━━ Data extract ━━

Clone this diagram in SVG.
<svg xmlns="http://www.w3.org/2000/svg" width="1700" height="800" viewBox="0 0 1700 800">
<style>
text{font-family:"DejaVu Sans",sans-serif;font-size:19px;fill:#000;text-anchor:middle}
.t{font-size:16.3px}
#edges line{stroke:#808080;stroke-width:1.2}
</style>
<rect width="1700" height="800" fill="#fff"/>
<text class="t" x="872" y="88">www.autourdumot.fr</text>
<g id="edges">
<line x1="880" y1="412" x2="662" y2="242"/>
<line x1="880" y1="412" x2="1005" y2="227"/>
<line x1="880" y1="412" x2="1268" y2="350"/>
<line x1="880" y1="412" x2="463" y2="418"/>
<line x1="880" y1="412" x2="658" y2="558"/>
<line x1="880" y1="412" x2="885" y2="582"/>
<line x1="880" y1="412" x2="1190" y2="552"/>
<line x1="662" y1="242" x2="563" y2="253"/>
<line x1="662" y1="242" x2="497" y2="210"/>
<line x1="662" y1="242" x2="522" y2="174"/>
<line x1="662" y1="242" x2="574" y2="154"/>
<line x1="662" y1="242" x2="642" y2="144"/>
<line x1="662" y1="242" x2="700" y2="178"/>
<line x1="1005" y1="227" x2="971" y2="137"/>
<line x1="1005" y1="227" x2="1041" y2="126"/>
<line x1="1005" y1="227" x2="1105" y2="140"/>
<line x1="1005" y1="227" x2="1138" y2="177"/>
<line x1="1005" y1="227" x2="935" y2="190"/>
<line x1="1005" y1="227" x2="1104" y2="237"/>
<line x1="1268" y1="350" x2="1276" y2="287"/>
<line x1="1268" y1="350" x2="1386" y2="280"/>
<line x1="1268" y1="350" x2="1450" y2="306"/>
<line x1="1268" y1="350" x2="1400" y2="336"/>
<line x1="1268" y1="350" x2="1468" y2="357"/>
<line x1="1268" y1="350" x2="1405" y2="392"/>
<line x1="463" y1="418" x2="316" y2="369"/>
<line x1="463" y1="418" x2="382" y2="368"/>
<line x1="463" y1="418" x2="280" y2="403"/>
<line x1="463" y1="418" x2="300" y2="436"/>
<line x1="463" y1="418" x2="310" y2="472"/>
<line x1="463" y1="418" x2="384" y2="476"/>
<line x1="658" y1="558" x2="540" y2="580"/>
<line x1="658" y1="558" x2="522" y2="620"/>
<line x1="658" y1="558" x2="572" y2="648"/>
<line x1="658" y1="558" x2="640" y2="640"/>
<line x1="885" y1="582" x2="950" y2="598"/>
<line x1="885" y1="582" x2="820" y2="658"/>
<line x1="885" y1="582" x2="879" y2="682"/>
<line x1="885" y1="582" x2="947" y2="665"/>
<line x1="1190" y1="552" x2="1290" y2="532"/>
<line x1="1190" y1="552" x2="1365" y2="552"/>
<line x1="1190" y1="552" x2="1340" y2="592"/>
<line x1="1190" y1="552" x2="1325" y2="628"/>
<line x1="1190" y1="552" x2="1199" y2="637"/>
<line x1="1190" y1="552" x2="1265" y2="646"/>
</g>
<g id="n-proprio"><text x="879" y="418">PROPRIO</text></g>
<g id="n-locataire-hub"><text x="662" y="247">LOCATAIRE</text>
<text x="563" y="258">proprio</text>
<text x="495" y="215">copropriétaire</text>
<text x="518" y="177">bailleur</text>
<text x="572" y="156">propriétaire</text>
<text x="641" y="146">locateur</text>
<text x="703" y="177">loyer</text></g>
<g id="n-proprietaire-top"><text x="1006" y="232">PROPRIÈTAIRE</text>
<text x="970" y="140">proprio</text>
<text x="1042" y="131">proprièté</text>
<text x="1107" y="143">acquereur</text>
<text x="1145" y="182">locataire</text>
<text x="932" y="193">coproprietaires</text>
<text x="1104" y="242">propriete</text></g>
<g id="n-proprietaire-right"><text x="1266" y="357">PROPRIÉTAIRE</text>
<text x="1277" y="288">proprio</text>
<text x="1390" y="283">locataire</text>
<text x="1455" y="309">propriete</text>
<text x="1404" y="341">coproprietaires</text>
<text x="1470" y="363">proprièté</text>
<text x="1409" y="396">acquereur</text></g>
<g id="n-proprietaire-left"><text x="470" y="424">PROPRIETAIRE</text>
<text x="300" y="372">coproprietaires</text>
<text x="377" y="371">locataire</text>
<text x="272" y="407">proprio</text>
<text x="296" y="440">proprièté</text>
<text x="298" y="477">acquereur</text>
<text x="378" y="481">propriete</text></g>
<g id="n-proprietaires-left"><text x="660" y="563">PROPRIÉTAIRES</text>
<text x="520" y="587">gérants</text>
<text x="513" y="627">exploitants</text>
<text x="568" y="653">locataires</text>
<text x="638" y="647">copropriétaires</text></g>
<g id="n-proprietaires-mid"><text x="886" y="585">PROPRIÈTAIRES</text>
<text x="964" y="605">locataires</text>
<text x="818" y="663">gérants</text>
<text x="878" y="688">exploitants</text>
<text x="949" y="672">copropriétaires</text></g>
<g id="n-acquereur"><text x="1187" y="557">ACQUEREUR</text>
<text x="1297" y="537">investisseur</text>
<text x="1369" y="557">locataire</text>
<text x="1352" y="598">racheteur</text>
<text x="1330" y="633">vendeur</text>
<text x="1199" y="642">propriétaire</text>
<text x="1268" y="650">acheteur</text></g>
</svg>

━━━

*Problem*:
Make an exact copy of the data above.

*Exercise output*:
Clone this diagram in SVG.
<svg xmlns="http://www.w3.org/2000/svg" width="1700" height="800" viewBox="0 0 1700 800">
<style>
text{font-family:"DejaVu Sans",sans-serif;font-size:19px;fill:#000;text-anchor:middle}
.t{font-size:16.3px}
#edges line{stroke:#808080;stroke-width:1.2}
</style>
<rect width="1700" height="800" fill="#fff"/>
<text class="t" x="872" y="88">www.autourdumot.fr</text>
<g id="edges">
<line x1="880" y1="412" x2="662" y2="242"/>
<line x1="880" y1="412" x2="1005" y2="227"/>
<line x1="880" y1="412" x2="1268" y2="350"/>
<line x1="880" y1="412" x2="463" y2="418"/>
<line x1="880" y1="412" x2="658" y2="558"/>
<line x1="880" y1="412" x2="885" y2="582"/>
<line x1="880" y1="412" x2="1190" y2="552"/>
<line x1="662" y1="242" x2="563" y2="253"/>
<line x1="662" y1="242" x2="497" y2="210"/>
<line x1="662" y1="242" x2="522" y2="174"/>
<line x1="662" y1="242" x2="574" y2="154"/>
<line x1="662" y1="242" x2="642" y2="144"/>
<line x1="662" y1="242" x2="700" y2="178"/>
<line x1="1005" y1="227" x2="971" y2="137"/>
<line x1="1005" y1="227" x2="1041" y2="126"/>
<line x1="1005" y1="227" x2="1105" y2="140"/>
<line x1="1005" y1="227" x2="1138" y2="177"/>
<line x1="1005" y1="227" x2="935" y2="190"/>
<line x1="1005" y1="227" x2="1104" y2="237"/>
<line x1="1268" y1="350" x2="1276" y2="287"/>
<line x1="1268" y1="350" x2="1386" y2="280"/>
<line x1="1268" y1="350" x2="1450" y2="306"/>
<line x1="1268" y1="350" x2="1400" y2="336"/>
<line x1="1268" y1="350" x2="1468" y2="357"/>
<line x1="1268" y1="350" x2="1405" y2="392"/>
<line x1="463" y1="418" x2="316" y2="369"/>
<line x1="463" y1="418" x2="382" y2="368"/>
<line x1="463" y1="418" x2="280" y2="403"/>
<line x1="463" y1="418" x2="300" y2="436"/>
<line x1="463" y1="418" x2="310" y2="472"/>
<line x1="463" y1="418" x2="384" y2="476"/>
<line x1="658" y1="558" x2="540" y2="580"/>
<line x1="658" y1="558" x2="522" y2="620"/>
<line x1="658" y1="558" x2="572" y2="648"/>
<line x1="658" y1="558" x2="640" y2="640"/>
<line x1="885" y1="582" x2="950" y2="598"/>
<line x1="885" y1="582" x2="820" y2="658"/>
<line x1="885" y1="582" x2="879" y2="682"/>
<line x1="885" y1="582" x2="947" y2="665"/>
<line x1="1190" y1="552" x2="1290" y2="532"/>
<line x1="1190" y1="552" x2="1365" y2="552"/>
<line x1="1190" y1="552" x2="1340" y2="592"/>
<line x1="1190" y1="552" x2="1325" y2="628"/>
<line x1="1190" y1="552" x2="1199" y2="637"/>
<line x1="1190" y1="552" x2="1265" y2="646"/>
</g>
<g id="n-proprio"><text x="879" y="418">PROPRIO</text></g>
<g id="n-locataire-hub"><text x="662" y="247">LOCATAIRE</text>
<text x="563" y="258">proprio</text>
<text x="495" y="215">copropriétaire</text>
<text x="518" y="177">bailleur</text>
<text x="572" y="156">propriétaire</text>
<text x="641" y="146">locateur</text>
<text x="703" y="177">loyer</text></g>
<g id="n-proprietaire-top"><text x="1006" y="232">PROPRIÈTAIRE</text>
<text x="970" y="140">proprio</text>
<text x="1042" y="131">proprièté</text>
<text x="1107" y="143">acquereur</text>
<text x="1145" y="182">locataire</text>
<text x="932" y="193">coproprietaires</text>
<text x="1104" y="242">propriete</text></g>
<g id="n-proprietaire-right"><text x="1266" y="357">PROPRIÉTAIRE</text>
<text x="1277" y="288">proprio</text>
<text x="1390" y="283">locataire</text>
<text x="1455" y="309">propriete</text>
<text x="1404" y="341">coproprietaires</text>
<text x="1470" y="363">proprièté</text>
<text x="1409" y="396">acquereur</text></g>
<g id="n-proprietaire-left"><text x="470" y="424">PROPRIETAIRE</text>
<text x="300" y="372">coproprietaires</text>
<text x="377" y="371">locataire</text>
<text x="272" y="407">proprio</text>
<text x="296" y="440">proprièté</text>
<text x="298" y="477">acquereur</text>
<text x="378" y="481">propriete</text></g>
<g id="n-proprietaires-left"><text x="660" y="563">PROPRIÉTAIRES</text>
<text x="520" y="587">gérants</text>
<text x="513" y="627">exploitants</text>
<text x="568" y="653">locataires</text>
<text x="638" y="647">copropriétaires</text></g>
<g id="n-proprietaires-mid"><text x="886" y="585">PROPRIÈTAIRES</text>
<text x="964" y="605">locataires</text>
<text x="818" y="663">gérants</text>
<text x="878" y="688">exploitants</text>
<text x="949" y="672">copropriétaires</text></g>
<g id="n-acquereur"><text x="1187" y="557">ACQUEREUR</text>
<text x="1297" y="537">investisseur</text>
<text x="1369" y="557">locataire</text>
<text x="1352" y="598">racheteur</text>
<text x="1330" y="633">vendeur</text>
<text x="1199" y="642">propriétaire</text>
<text x="1268" y="650">acheteur</text></g>
</svg>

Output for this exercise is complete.